GZ also has connections in Washington with pressure groups like Physicians for Social Responsibility, which actively lobby Congress toward the eventual goal of nuclear disarmament.
“We are back in D.C., and there are people actively working there,” Hall said. “This is the local vigil, this is the front line.”
Tom Karlin, a Navy veteran who lives in Tacoma, is one of the volunteers working on tending the front line, sawing wood and mounting braces in the new structure.

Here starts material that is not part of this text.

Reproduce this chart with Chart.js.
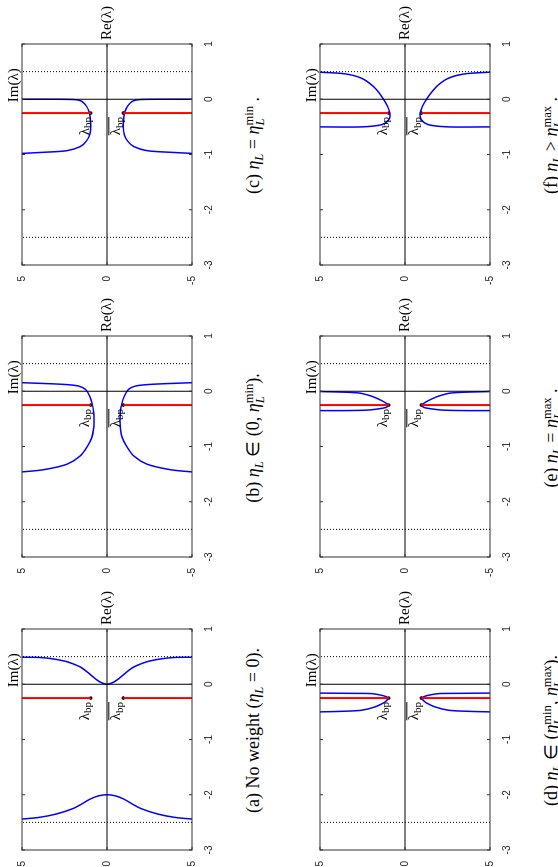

Karlin wasn’t a founding member of the group, but has been involved in Ground Zero and resisting nuclear weapons for over 30 years. He is one of a handful of ex-military members who say their experience on both sides of the issues has helped them cultivate a lifelong awareness on the potential devastation that sits a couple hundred yards from the Ground Zero site.
“I was assigned weapons handling details for four years in mid-50s,” Karlin said. “The first Taiwan Strait Crisis, that really scared me – our ship was carrying the bomb. I knew how close we were numerous times, not just during the Cuban Missile Crisis.”
The realization of how close the world had come towards all-out nuclear war inspired Karlin to eventually voice opposition to the U.S. policy on nuclear weapons, which many members see as a violation of the constitution and international law.
“It’s a gradual process, it’s a lifetime process of growing awareness,” he said. “Something was planted deep in my spirit to resisting this, to where now I am a pacifist and don’t support violence any more.”
“We have to resist what is going on behind that fence.”
On Monday, as part of the Martin Luther King Jr. celebration, citizens and members of the Ground Zero group will hold a nonviolent protest at the nuclear arsenal at Bangor. Local vigils also will be held at the Kitsap Fair Grounds. www.gzcenter.org.